▶ [Objective]:
Repeat everything from the first line of the listing below through the line that contains "(738,2) -- (738,649);", exactly. Leave out pictures.

▶ [Data segment]:
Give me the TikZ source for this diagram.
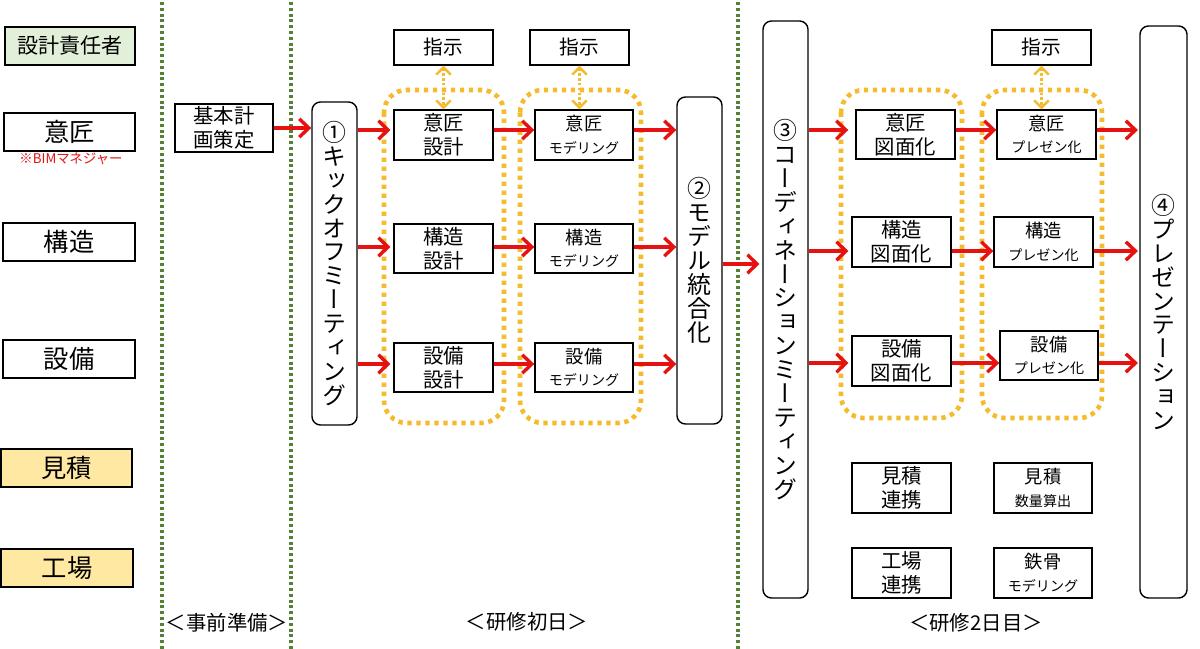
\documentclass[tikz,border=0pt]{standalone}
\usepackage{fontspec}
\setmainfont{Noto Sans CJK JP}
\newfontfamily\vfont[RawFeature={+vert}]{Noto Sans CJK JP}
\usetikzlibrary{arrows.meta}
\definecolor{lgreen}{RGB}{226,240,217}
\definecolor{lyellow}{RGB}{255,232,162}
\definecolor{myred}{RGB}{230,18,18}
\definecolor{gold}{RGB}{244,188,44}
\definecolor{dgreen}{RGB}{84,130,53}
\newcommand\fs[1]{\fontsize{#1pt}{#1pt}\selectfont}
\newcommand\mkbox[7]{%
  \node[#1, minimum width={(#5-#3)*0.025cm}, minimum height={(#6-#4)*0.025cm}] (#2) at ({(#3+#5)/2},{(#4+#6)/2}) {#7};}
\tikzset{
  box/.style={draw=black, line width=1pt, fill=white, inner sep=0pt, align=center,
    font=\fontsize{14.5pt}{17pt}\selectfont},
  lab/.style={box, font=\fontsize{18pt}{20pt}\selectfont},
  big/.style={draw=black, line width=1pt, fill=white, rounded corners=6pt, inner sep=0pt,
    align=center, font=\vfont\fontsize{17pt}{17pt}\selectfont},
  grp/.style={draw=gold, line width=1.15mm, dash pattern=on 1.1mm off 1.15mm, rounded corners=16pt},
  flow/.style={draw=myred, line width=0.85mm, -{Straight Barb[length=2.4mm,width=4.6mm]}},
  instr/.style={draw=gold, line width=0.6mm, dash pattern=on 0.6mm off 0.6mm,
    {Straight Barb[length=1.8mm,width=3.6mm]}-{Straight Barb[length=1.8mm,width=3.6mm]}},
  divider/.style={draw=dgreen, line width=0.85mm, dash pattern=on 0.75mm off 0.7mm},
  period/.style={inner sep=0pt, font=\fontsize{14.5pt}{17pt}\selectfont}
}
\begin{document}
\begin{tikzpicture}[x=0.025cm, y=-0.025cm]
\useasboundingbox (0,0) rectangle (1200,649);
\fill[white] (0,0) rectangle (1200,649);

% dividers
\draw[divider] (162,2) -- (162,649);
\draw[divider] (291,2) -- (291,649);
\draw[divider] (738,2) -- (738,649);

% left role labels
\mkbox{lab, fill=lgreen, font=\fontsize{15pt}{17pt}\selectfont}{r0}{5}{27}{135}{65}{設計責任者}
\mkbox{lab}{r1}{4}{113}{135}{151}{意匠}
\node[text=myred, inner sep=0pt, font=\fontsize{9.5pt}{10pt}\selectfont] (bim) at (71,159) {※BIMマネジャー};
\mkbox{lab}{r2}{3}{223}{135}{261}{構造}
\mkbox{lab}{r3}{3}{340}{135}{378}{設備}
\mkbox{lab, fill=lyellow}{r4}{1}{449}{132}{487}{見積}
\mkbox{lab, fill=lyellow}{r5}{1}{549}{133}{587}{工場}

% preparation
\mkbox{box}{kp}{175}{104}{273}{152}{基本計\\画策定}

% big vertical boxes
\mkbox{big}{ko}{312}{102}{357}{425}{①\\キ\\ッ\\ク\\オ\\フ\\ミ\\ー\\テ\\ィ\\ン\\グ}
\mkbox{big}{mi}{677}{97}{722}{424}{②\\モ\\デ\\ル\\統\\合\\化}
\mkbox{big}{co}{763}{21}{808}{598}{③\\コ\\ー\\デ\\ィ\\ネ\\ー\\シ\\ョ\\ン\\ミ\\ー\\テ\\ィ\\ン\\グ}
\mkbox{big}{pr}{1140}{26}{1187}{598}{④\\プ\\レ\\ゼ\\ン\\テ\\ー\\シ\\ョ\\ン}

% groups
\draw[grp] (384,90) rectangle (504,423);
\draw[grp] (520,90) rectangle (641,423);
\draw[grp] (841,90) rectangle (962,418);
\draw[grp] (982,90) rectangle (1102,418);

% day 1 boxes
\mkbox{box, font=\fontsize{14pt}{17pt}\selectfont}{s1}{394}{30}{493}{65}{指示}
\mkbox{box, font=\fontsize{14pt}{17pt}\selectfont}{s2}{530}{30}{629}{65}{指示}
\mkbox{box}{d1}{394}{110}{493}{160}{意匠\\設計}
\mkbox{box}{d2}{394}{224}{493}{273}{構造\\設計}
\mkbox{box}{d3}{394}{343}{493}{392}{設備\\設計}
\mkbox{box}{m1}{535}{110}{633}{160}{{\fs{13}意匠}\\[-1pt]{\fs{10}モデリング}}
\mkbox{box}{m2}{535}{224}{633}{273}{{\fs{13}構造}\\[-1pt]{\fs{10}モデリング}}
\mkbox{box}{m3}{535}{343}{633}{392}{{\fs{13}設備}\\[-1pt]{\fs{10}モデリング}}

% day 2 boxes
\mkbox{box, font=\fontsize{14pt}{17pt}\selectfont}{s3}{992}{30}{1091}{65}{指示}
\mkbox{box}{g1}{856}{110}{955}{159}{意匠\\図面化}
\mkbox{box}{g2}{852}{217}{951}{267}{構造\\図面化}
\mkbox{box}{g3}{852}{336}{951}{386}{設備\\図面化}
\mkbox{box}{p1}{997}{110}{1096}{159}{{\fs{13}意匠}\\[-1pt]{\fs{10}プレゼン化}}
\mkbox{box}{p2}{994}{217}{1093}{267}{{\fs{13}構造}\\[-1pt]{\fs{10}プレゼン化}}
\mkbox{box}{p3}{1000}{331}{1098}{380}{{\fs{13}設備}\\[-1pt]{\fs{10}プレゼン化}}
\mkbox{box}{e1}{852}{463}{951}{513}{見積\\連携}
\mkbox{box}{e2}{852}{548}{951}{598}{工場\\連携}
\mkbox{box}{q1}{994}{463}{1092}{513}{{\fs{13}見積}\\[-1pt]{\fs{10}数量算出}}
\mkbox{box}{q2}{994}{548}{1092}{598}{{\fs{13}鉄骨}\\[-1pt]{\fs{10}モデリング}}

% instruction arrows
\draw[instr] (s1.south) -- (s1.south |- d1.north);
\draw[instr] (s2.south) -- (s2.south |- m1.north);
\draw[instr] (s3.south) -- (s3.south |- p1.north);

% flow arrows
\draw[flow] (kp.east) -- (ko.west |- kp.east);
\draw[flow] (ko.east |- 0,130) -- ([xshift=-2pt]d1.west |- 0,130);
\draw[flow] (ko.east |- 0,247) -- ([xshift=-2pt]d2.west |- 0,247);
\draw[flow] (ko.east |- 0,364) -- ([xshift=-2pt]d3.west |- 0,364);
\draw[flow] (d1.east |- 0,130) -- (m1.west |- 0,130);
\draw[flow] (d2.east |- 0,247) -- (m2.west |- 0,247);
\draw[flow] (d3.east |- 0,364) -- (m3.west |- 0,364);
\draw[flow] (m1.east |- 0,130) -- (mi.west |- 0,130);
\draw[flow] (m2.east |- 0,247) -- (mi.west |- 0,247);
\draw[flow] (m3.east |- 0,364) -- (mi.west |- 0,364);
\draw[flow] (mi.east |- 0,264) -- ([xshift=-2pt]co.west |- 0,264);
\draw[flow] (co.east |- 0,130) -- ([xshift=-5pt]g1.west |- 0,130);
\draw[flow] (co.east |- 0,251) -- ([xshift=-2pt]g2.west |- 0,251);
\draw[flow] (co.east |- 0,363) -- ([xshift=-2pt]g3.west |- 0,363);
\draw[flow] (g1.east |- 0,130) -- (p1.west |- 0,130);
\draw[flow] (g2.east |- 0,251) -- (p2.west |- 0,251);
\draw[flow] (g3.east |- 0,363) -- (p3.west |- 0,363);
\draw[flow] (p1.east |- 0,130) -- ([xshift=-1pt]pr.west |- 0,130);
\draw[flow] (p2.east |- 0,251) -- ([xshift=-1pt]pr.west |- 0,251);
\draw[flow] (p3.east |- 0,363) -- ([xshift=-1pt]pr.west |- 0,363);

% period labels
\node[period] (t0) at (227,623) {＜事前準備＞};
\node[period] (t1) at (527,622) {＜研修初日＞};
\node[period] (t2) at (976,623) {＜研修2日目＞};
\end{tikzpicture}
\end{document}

▶ [Answer in full]:
Give me the TikZ source for this diagram.
\documentclass[tikz,border=0pt]{standalone}
\usepackage{fontspec}
\setmainfont{Noto Sans CJK JP}
\newfontfamily\vfont[RawFeature={+vert}]{Noto Sans CJK JP}
\usetikzlibrary{arrows.meta}
\definecolor{lgreen}{RGB}{226,240,217}
\definecolor{lyellow}{RGB}{255,232,162}
\definecolor{myred}{RGB}{230,18,18}
\definecolor{gold}{RGB}{244,188,44}
\definecolor{dgreen}{RGB}{84,130,53}
\newcommand\fs[1]{\fontsize{#1pt}{#1pt}\selectfont}
\newcommand\mkbox[7]{%
  \node[#1, minimum width={(#5-#3)*0.025cm}, minimum height={(#6-#4)*0.025cm}] (#2) at ({(#3+#5)/2},{(#4+#6)/2}) {#7};}
\tikzset{
  box/.style={draw=black, line width=1pt, fill=white, inner sep=0pt, align=center,
    font=\fontsize{14.5pt}{17pt}\selectfont},
  lab/.style={box, font=\fontsize{18pt}{20pt}\selectfont},
  big/.style={draw=black, line width=1pt, fill=white, rounded corners=6pt, inner sep=0pt,
    align=center, font=\vfont\fontsize{17pt}{17pt}\selectfont},
  grp/.style={draw=gold, line width=1.15mm, dash pattern=on 1.1mm off 1.15mm, rounded corners=16pt},
  flow/.style={draw=myred, line width=0.85mm, -{Straight Barb[length=2.4mm,width=4.6mm]}},
  instr/.style={draw=gold, line width=0.6mm, dash pattern=on 0.6mm off 0.6mm,
    {Straight Barb[length=1.8mm,width=3.6mm]}-{Straight Barb[length=1.8mm,width=3.6mm]}},
  divider/.style={draw=dgreen, line width=0.85mm, dash pattern=on 0.75mm off 0.7mm},
  period/.style={inner sep=0pt, font=\fontsize{14.5pt}{17pt}\selectfont}
}
\begin{document}
\begin{tikzpicture}[x=0.025cm, y=-0.025cm]
\useasboundingbox (0,0) rectangle (1200,649);
\fill[white] (0,0) rectangle (1200,649);

% dividers
\draw[divider] (162,2) -- (162,649);
\draw[divider] (291,2) -- (291,649);
\draw[divider] (738,2) -- (738,649);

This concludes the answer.